Politically correct critics crybabied for a Pixar film with a female protagonist and with “Brave” they finally have one. What the rest of us got, though, is a pretty weak entry in the Pixar canon: an original fairy tale sure to delight the kids while leaving adults out in the cold. We’ve pretty much seen it all before. Like the rest of us, these politically correct crybaby critics deserved better.
Set in Scotland when there were still clans and kings and queens, “Brave” introduces us to Merida, a princess just old enough to be married off but not docile enough to allow such a thing to happen. Merida is a tomboy, a free spirit, who lives for those rare days when she’s out from under her loving mother’s thumb and free to blaze through the lush forest on horseback. Merida feels she has a destiny beyond that of her Queen Mother, is pretty sure that destiny involves her acumen with a bow and arrow, but is certain it doesn’t involve her being married off to someone she’s not in love with.
With this dilemma established, the story begins, but other than the bizarre result of a witches spell, it never really surprises or emotionally lifts off in that memorable way we’ve come to expect from Pixar.

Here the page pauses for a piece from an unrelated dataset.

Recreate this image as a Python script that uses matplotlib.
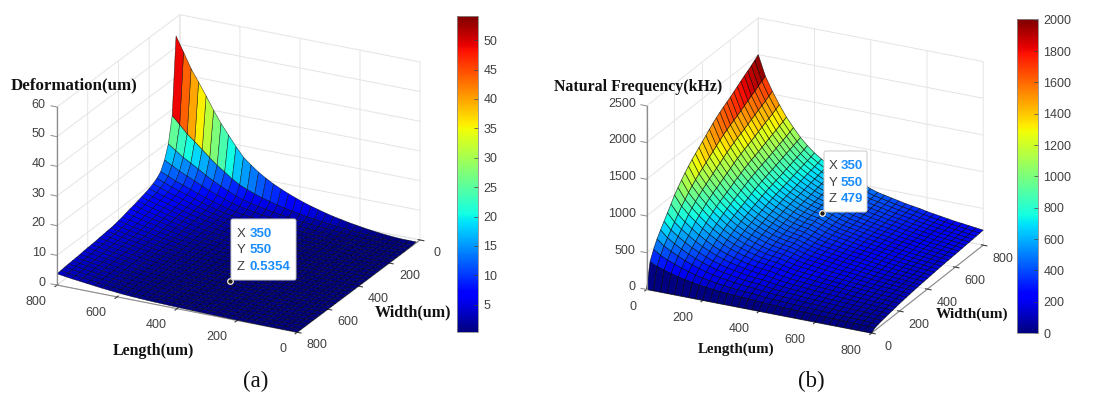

Even stranger is that, with all the talk of destiny and all the focus on Merida’s skill with a bow, where the story ends up just doesn’t pay that off.
What is nicely done, though, is the story of a mother and daughter. If nothing else, as has always been the case, Pixar’s heart, themes, and values remain firmly rooted in the right place.
“Brave” is beautiful to look at, as well. But Pixar’s greatest accomplishment has always been in its ability to convey human emotion through computer animation, and that surely remains the case here.
Unfortunately, none of this can overcome a nothing-special story.